37 Comments on “That’s Sorted, Then”

  1. Read that earlier today from Jay Lake’s link salad. I thought yours was the best definition there.

  2. I’ve seen some broad definitions, by which all fiction is a subset of fantasy… but that’s silly — most stores don’t have room on the fantasy & sf shelf to put everything there.

    Orson Scott Card’s definition of Fantasy is a story that explores the price of power (see Hart’s Hope). By that definition, much of his SF is Fantasy. Not that there’s anything wrong with that. But, for instance, The Dragaeran novels by Steven Brust are most certainly fantasy, and no, they don’t often deal with the price of power (especially the early ones). They certainly aren’t Science Fiction either. You could call Jhereg a hard-boiled story, with elves, but the marketing folks would probably object.

    But what’s SF? I still like the classic “literature of ideas” — How does technology, or a sociological change, affect our society or our selves? That covers Old Man’s War, Accelerando, Cherryh’s Foreigner, but say Perdido Street Station not so much. Unless it were established that New Crobuzon is a world we settled 200 years from now in which case all bets are off.

    “So what,” you say, “Does that mean for Dragonriders of Pern?”
    Horror. Oh, the horror.

    No, seriously: it’s a story about dealing with a disaster beyond our capabilities.

  3. That’s an interesting definition. But I’d have to say in some respects it’s too broad. For example, only requiring one of the three would seem to include stuff like the Shannara books. And to me, #3 would be required. It’s hard for me to think of anything I’d consider SF that doesn’t meet it. So maybe make #3 required, with at least one of #1 or #2, and add a #4 – does not contain elves?

  4. It seems like SF should be a subset, if not a proper subset of fiction. If you do not precede your first rule with something like, “The story is fictional, …” then it is hard to rule out Mendeleev’s prediction of eka-aluminum or Einstein’s prediction of the precession of Mercury.

  5. I do like your definition, John, and those of a few others on the list as well.

    I’ve always thought that the name pretty well defined itself, but by this my definition does seem to clash with what many others typically think.

    First, it’s fiction, so anything which is trying to just document reality is out.

    Second, it’s about science or contains a major scientific point of view.

    And that’s pretty much it.

    From this, Star Wars is fantasy, but Stephenson’s Quicksilver trilogy is SF because while historical and fictional, it contains major storylines about people using what at the time passed for a scientific, rational worldview trying to invent the physical and economic sciences. I’d also be tempted to throw in de Camp’s Lest Darkness Fall as having major SF elements with regard to how Padway goes about trying to re-create technology back in ancient Rome

    I believe that “futuristic” tropes are irrelevant to the definition, in either direction. Space ships and zap guns do not SF make.

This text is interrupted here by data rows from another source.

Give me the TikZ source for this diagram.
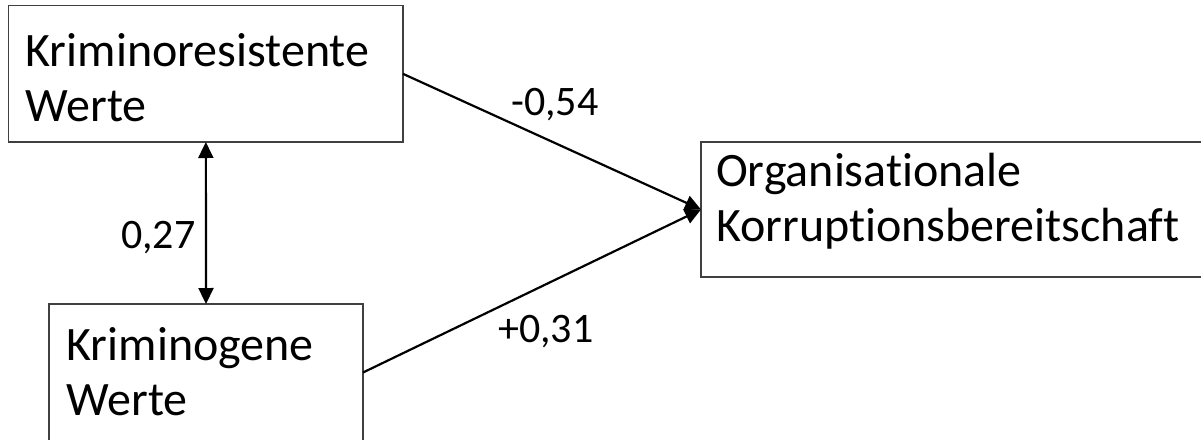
\documentclass[tikz,border=0pt]{standalone}
\usepackage{fontspec}
\setmainfont[Ligatures={NoCommon}]{Carlito}
\usetikzlibrary{arrows.meta}
\tikzset{
  box/.style={draw=black!75, line width=1.3pt, inner sep=0pt, outer sep=0pt, rectangle, anchor=north west},
  boxtext/.style={font=\fontsize{48}{55}\selectfont, inner sep=0pt, anchor=base west},
  coef/.style={font=\fontsize{42}{50}\selectfont, inner sep=0pt, anchor=base west},
  conn/.style={line width=2.2pt, black},
  tip/.style={-{Triangle[length=16pt,width=15pt]}},
  dtip/.style={{Triangle[length=16pt,width=15pt]}-{Triangle[length=16pt,width=15pt]}}
}
\begin{document}
\begin{tikzpicture}[x=1pt,y=-1pt]
\useasboundingbox (0,0) rectangle (1201,439);
\clip (0,0) rectangle (1201,439);
% boxes
\node[box, minimum width=394.3pt, minimum height=136.3pt] (kr) at (8.7,5.7) {};
\node[box, minimum width=314pt, minimum height=137pt] (kg) at (49,304) {};
\node[box, minimum width=520pt, minimum height=135pt] (kb) at (701,142) {};
% box texts
\node[boxtext] (kr1) at (25.5,66.7) {Kriminoresistente};
\node[boxtext] (kr2) at (25.5,121.7) {Werte};
\node[boxtext] (kg1) at (66.5,360) {Kriminogene};
\node[boxtext] (kg2) at (66.5,415) {Werte};
\node[boxtext] (kb1) at (716,186.7) {Organisationale};
\node[boxtext] (kb2) at (716,241.7) {Korruptionsbereitschaft};
% connectors
\draw[conn, dtip] (kr.south) -- (kg.north);
\draw[conn, tip] (kr.east) -- (kb.west);
\draw[conn, tip] (kg.east) -- (kb.west);
% coefficients
\node[coef] (c1) at (511,115) {-0,54};
\node[coef] (c2) at (498,342.7) {+0,31};
\node[coef] (c3) at (121,248) {0,27};
\end{tikzpicture}
\end{document}
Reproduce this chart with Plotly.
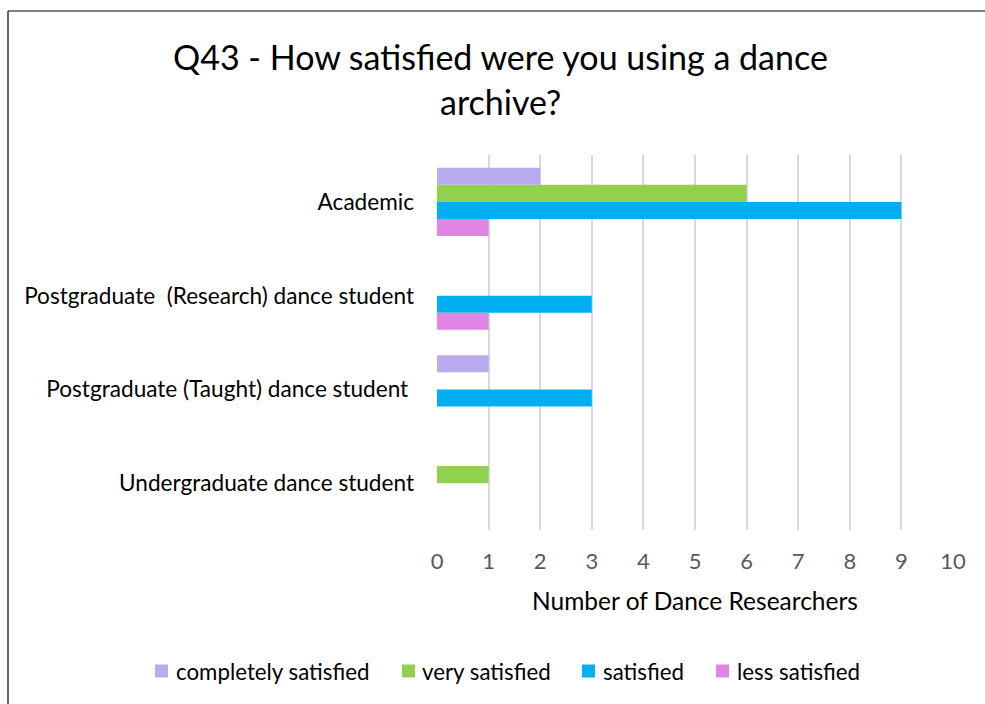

    Also, I think it’s somewhat off the point to argue about which of SF vs. Fantasy is a subset of the other. Any particular work may contain elements of both, tending more towards one or the other, but this says nothing about the genres as a whole.

    All just my own opinion, of course, but I love kicking around this old chestnut.

  6. I like Scalzi’s definition because I think it excludes Singin’ in the Rain, which a lot of SF definitions don’t, but I really like Adam Roberts’, because it pokes gentle fun at the whole exercise.

  7. Definitions of Science Fiction are all well and good but what I really want to know now is when did you eat an entire llama? Did I miss the 1st Annual Scalzi Llama B-B-Q?

  8. I prefer your definition above all others, Mr. Scalzi, if only because you didn’t jump onto the bandwagon that thinks science fiction is some priveleged fiction of ideas, and “putting our lives into a new light.” I always faced that problem when writing my own SF stories, and it always buggered me. Some days I just want to write (and read, and watch, and listen to) something that’s entertaining, without getting too concerned about the “deeper” issues.

  9. (I do want to know how you prepared the llama and which cut you thought tasted best.)

    My personal definition: SF is a story that cannot be told without science that does not depend on a non-physical source of power.

    So you win – yours is the closest to mine.

    Does llama taste like chicken?

  10. >> Because apparently there was some question…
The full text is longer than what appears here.